Culler, a literary theorist, earned a bachelor of arts degree in history and literature at Harvard in 1966; a B.Phil. in comparative literature (1968); and, a D.Phil. in modem languages (1972), both at the University of Oxford. He taught at the University of Cambridge, Oxford and Yale before coming to Cornell in 1977. In 1982 he was awarded an endowed chair as the Class of 1916 Professor of English and Comparative Literature. He served as the director of the Society for the Humanities at Cornell from 1984 to 1993 and as the chair of the Department of Comparative Literature (1993-96) and of the Department of English (1996-99). 

Culler also is the recipient of a Rhodes Scholarship and subsequently of the James Russell Lowell Prize from the Modern Language Association of America and of fellowships from the John Simon Guggenheim Memorial Foundation and the National Endowment for the Humanities. He currently is president of the American Comparative Literature Association and is the author of several seminal texts in his field, including On Deconstruction: Theory and Criticism after Structuralism (1982), Framing the Sign: Criticism and Its Institutions (1992) and Literary Theory: A Very Short Introduction (1997). His books have been translated into more than a dozen languages. 

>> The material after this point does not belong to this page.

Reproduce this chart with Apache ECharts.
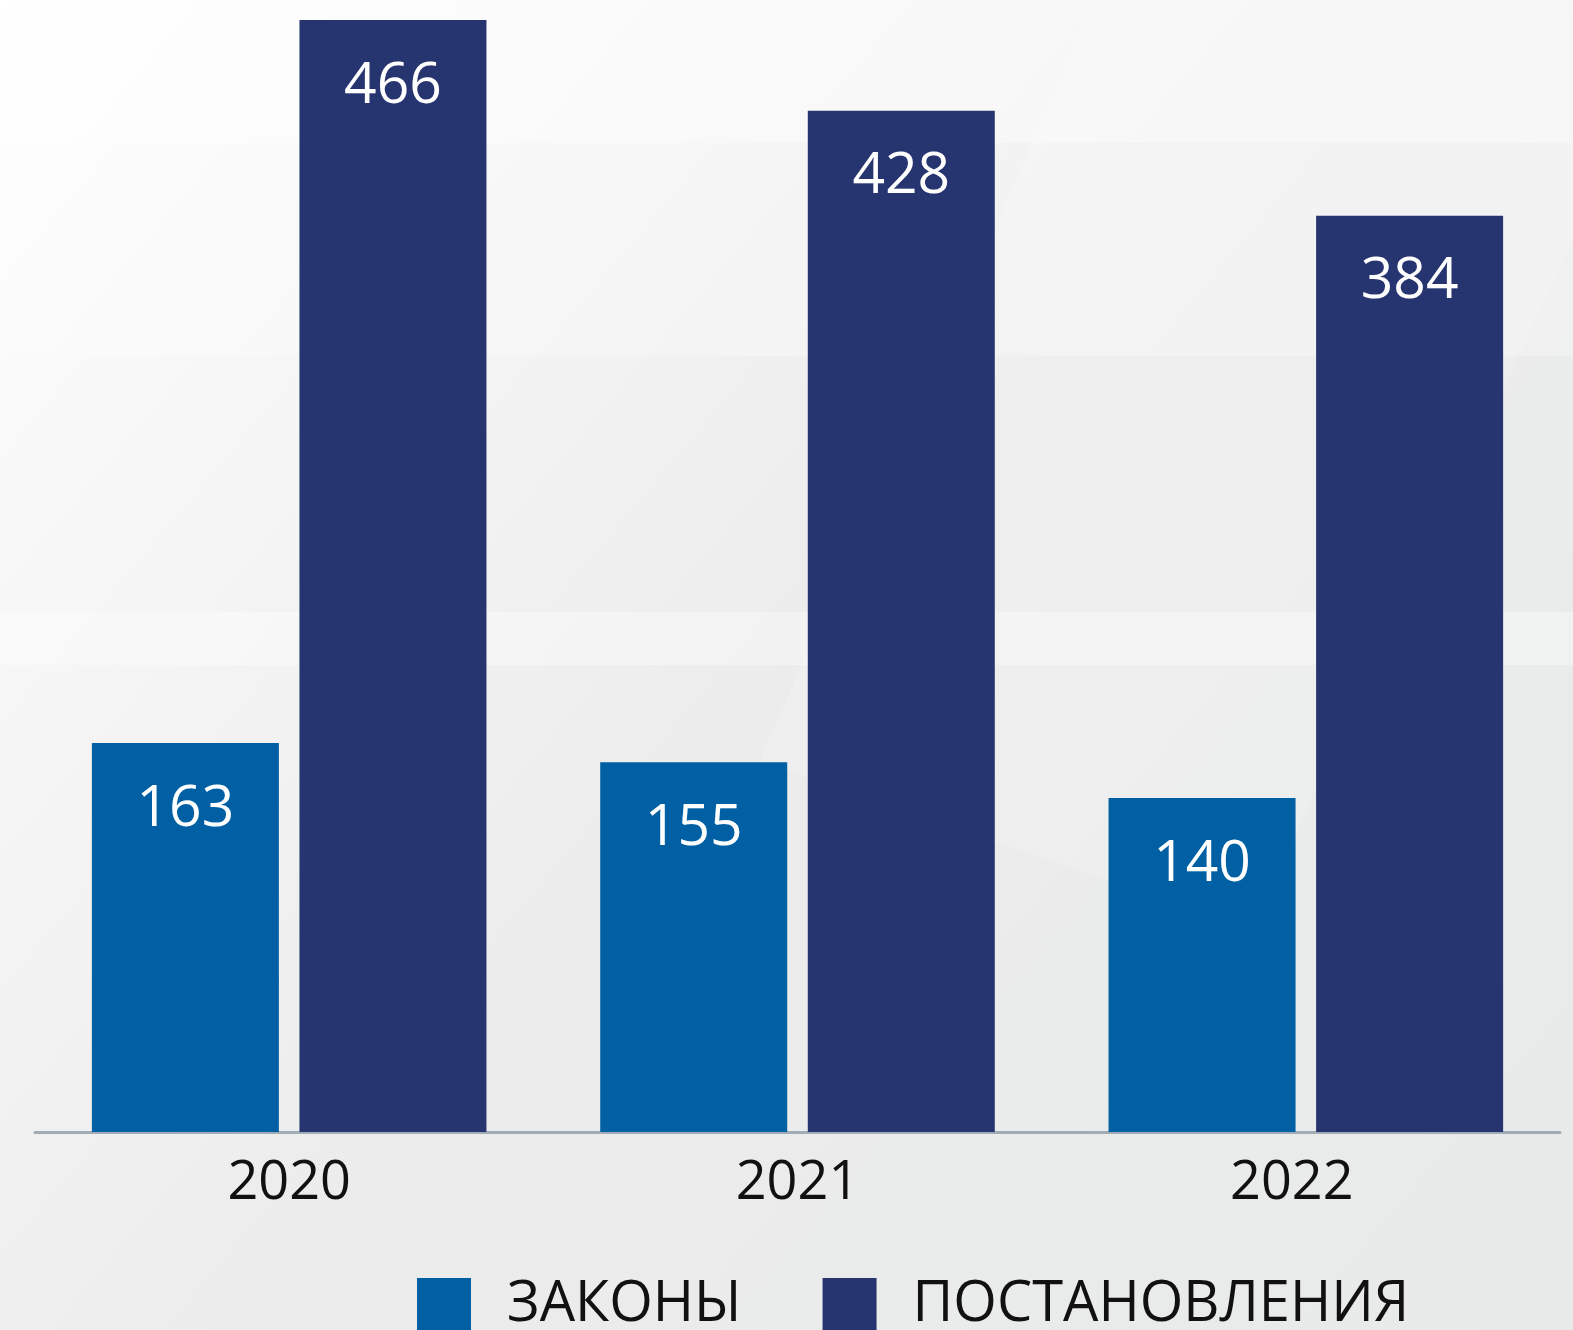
<!DOCTYPE html>
<html>
<head>
<meta charset="utf-8">
<script src="https://cdn.jsdelivr.net/npm/echarts@6/dist/echarts.min.js"></script>
<style>
  html, body { margin: 0; padding: 0; }
  #chart { width: 1573px; height: 1330px; }
</style>
</head>
<body>
<div id="chart"></div>
<script>
// данные
var years = ["2020", "2021", "2022"];
var zakony = [163, 155, 140];
var postanovleniya = [466, 428, 384];
var seriesNames = ["ЗАКОНЫ", "ПОСТАНОВЛЕНИЯ"];

var colors = ["#0160a4", "#263470"];
var font = "'Open Sans', 'Noto Sans', sans-serif";

var myChart = echarts.init(document.getElementById("chart"));

// подпись внутри столбца
var barLabel = {
  show: true,
  position: "insideTop",
  distance: 38,
  color: "#fff",
  fontSize: 57,
  fontFamily: font,
};

myChart.setOption({
  animation: false,
  backgroundColor: {
    type: "linear",
    x: 0, y: 0, x2: 1, y2: 1,
    colorStops: [
      { offset: 0, color: "#fefefe" },
      { offset: 0.5, color: "#ececec" },
      { offset: 1, color: "#e8eaea" },
    ],
  },
  graphic: [
    // светлые полосы фона
    { type: "rect", shape: { x: 0, y: 0, width: 1573, height: 143 }, style: { fill: "rgba(255,255,255,0.5)" }, silent: true, z: -10 },
    { type: "rect", shape: { x: 0, y: 143, width: 1573, height: 213 }, style: { fill: "rgba(255,255,255,0.25)" }, silent: true, z: -10 },
    { type: "rect", shape: { x: 0, y: 612, width: 1573, height: 53 }, style: { fill: "rgba(255,255,255,0.35)" }, silent: true, z: -10 },
    // диагональная плоскость справа
    { type: "polygon", shape: { points: [[1095, 0], [1573, 0], [1573, 240], [1250, 930], [760, 760]] }, style: { fill: "rgba(255,255,255,0.18)" }, silent: true, z: -10 },
  ],
  legend: {
    data: seriesNames,
    left: 412,
    top: 1272,
    itemWidth: 54,
    itemHeight: 54,
    itemGap: 81,
    icon: "rect",
    formatter: function (name) {
      return "{t|" + name + "}";
    },
    textStyle: {
      color: "#111",
      fontFamily: font,
      rich: {
        t: {
          color: "#111",
          fontSize: 56,
          fontFamily: font,
          padding: [0, 0, 0, 31],
        },
      },
    },
  },
  grid: {
    left: 35,
    right: 13,
    top: 20,
    bottom: 198,
  },
  xAxis: {
    type: "category",
    data: years,
    axisLine: {
      lineStyle: { color: "#a2acb5", width: 3 },
    },
    axisTick: { show: false },
    axisLabel: {
      color: "#111",
      fontSize: 54,
      fontFamily: font,
      margin: 25,
      formatter: function (v, i) {
        return i === 2 ? "{s|" + v + "}" : v;
      },
      rich: {
        s: {
          color: "#111",
          fontSize: 54,
          fontFamily: font,
          padding: [0, 28, 0, 0],
        },
      },
    },
  },
  yAxis: {
    type: "value",
    min: 0,
    max: 466,
    show: false,
    splitLine: { show: false },
  },
  series: [
    {
      name: seriesNames[0],
      type: "bar",
      data: zakony,
      barWidth: 187,
      barGap: "11%",
      itemStyle: { color: colors[0] },
      label: barLabel,
    },
    {
      name: seriesNames[1],
      type: "bar",
      data: postanovleniya,
      barWidth: 187,
      barGap: "11%",
      itemStyle: { color: colors[1] },
      label: barLabel,
    },
  ],
});
</script>
</body>
</html>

A member of the Cornell faculty since 1986, Seeley teaches courses in animal communication, behavior, biology of social insects and major transitions in evolution. Seeley earned an A.B. in chemistry (1974) at Dartmouth College and a Ph.D. in biology (1978) at Harvard University. He was in the Society of Fellows at Harvard, 1978-80, and taught at Yale University, 1980-86, before joining the neurobiology and behavior faculty at Cornell as an assistant professor. 

Other honors to Seeley include a 2001 Alexander von Humboldt Research Award, regarded as the most prestigious scientific prize given by Germany to foreign scholars. The award will take Seeley to the University of Wrtzburg, where he will conduct studies of communication among bees via substrate (honeycomb) vibrations and write a biography of the German scientist Martin Lindauer, whose observations of the social physiology of honey bees laid the foundation for Seeley's work. 

Eva Tardos studied mathematics at the Etvs University in Budapest, Hungary, and received her Ph.D. in mathematics there in 1984. After teaching at Etvs University and the Massachusetts Institute of Technology, she joined the Cornell faculty in 1989. During her years at Cornell, she has been awarded several prestigious fellowships. From 1990 to 1995, she was a David and Lucille Packard Fellow in Science and Engineering; from 1991 to 1993, she had a Sloan Fellowship; and from 1991 to 1996, she had a Presidential Young Investigator award from the National Science Foundation. In May of 1998, she was elected a fellow of the Association of Computing Machinery (ACM). In 1999 she received a Guggenheim fellowship, which she used for sabbatical research and study at the University of California-Berkeley in the 1999-2000 school year. 

She is editor of SIAM Journal of Computing, Combinatorica, the Chicago Journal of Theoretical Computer Science and the Journal of Interconnection Networks. And she is area editor of Discrete Optimization for Mathematics of Operations. 

Tardos' research focuses on "combinatorial" problems, in which the goal is to find the most efficient or least expensive arrangement of complex systems. These problems are found in such activities as designing and managing communication networks or planning airline schedules. The challenge is to avoid brute force testing of every possible arrangement and quickly find the best (or nearly best) solution.